Leah wasn’t quite ready to play. Sharing her poetry felt like a risk.

A few months ago she discovered Every Day Poems and began clicking around. She spent $2.99 on our poetry daily subscription. She found intriguing writing prompts and colorful features. Most importantly, she encountered conversations.

In fact, I met Leah (@Barebrancheshvn) through a back-and-forth exchange while Tweetspeak was hosting a book club on Rumors of Waters by L.L. Barkat. She also shared a few words with me about her re-entry into poetry.

@Barebrancheshvn: “i wrote a poem this week in response to the photo of a modern “Little Red” – my favorite yet, total departure 4 me”

@matthewkreider: “Fantastic! I’m so happy to hear that! Have you shared it anywhere? Yet? :)”

@Barebrancheshvn: “only with family! Not ready to share yet. First time ever, I wrote something in 30min. Only minor revisions since”

Most of us can relate to Leah’s hesitancy about wading into those deeper waters of visibility. We all have times when sharing our play with others feels as awkward as wearing a new bathing suit. But as we engage in a community of conversation, we find the strength to take another step.

Once we begin splashing around, like Leah, we just might find ourselves calling out words of encouragement to others.

@Barebrancheshvn: “Congrats @pathoftreasure for your @tspoetry #mayplay post! Put my timid toe in the water for the 1st time w/ a “public” poem, terrifying!”

@pathoftreasure: “Yay!  I know, it’s risky!! Once you’ve dipped the toe in the water, it’s easier to dive right in… :) Awesome #mayplay!”

Tweetspeak Poetry’s May Play

We decided to play together at Tweetspeak Poetry this month. We call it May Play. This week we wrote found poems using words taken from “On Inspiration”, a found poem by Kimberlee Conway Ireton. Whenever we had a few minutes, we sat to play and and uncover a poem. We played on Facebook, Twitter and personal blogs.

This past week, several writers joined the May Play conversation for the first time.
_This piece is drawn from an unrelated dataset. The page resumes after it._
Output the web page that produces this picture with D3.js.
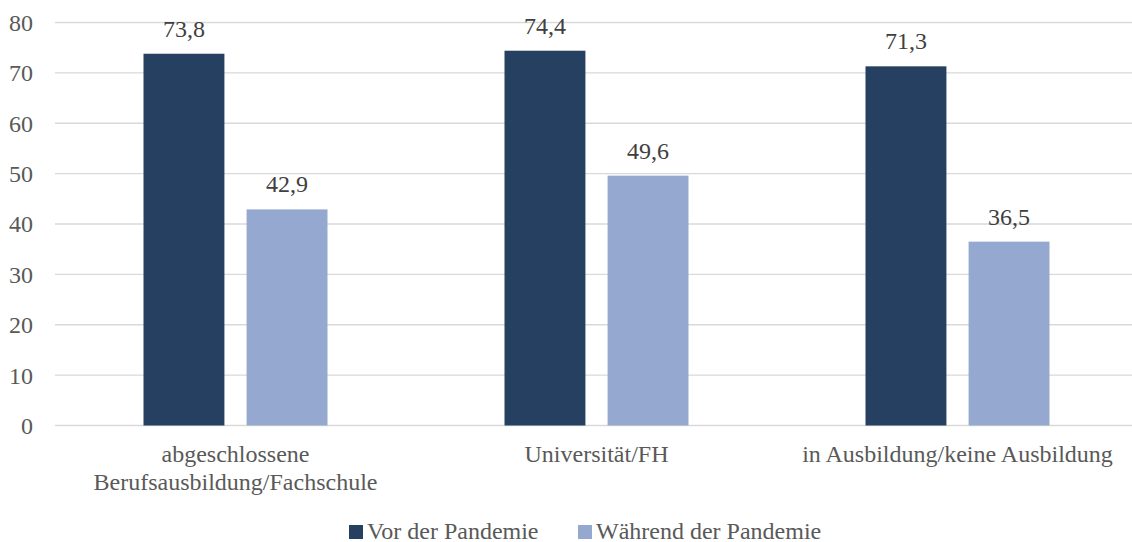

Connie Cornwell Chipman wrote,

No longer able to bear
the sound of Red Hot Chili
Peppers, she saunters over
next door.
With rose petal lips and
hands on hips,
she sugar snaps off on the guy
until he turns the music down.

And leximagines wrote,

Just Peachy

Rolling down
worn wooden planks
the creamy coral orb
came to rest at my feet

Barely kissing my toes
cajoling me to pick it up
I surrendered
raising it to my lips

One should never allow
such cheek to go unanswered

Lorraine, who joined us for the first time last week, stopped by for another visit.

Mint Juleps anyone…

Taking shelter from the red hot Kentucky sun
she rests on worn wooden planks
beneath the willow tree…
stirring the chiffonade of mint
into the sugar rimmed, frosted glass…

and she sips…
and she waits…
to see the black steed
race his way to the finish line;
and she hopes…

he might take his princely ride
through the field of clover,
draped in his blanket of roses
and his cobalt ribbon prize…

and she sips…
while she waits.

nancy davis rosback also returned for a visit.

if i had a speckled hen
i would gather eggs into a basket
tightly woven and strong

if i wanted tea
i would put a kettle of water on heat
the warmth to pour over withered leaves
giving back what was taken

if my mother were alive
i would make her eggs and tea
we would sit at the table
and visit

Others shared their May Play on Twitter.

@monicasharman: I sit atop handmade inspiration/ to pin it down/ but it escapes like slippery/ soap even before I can catch/ the scent of lavender

@bristowmom1: Sigh for today:  What Hand will invite you/into what green dance, across what white-blooming field?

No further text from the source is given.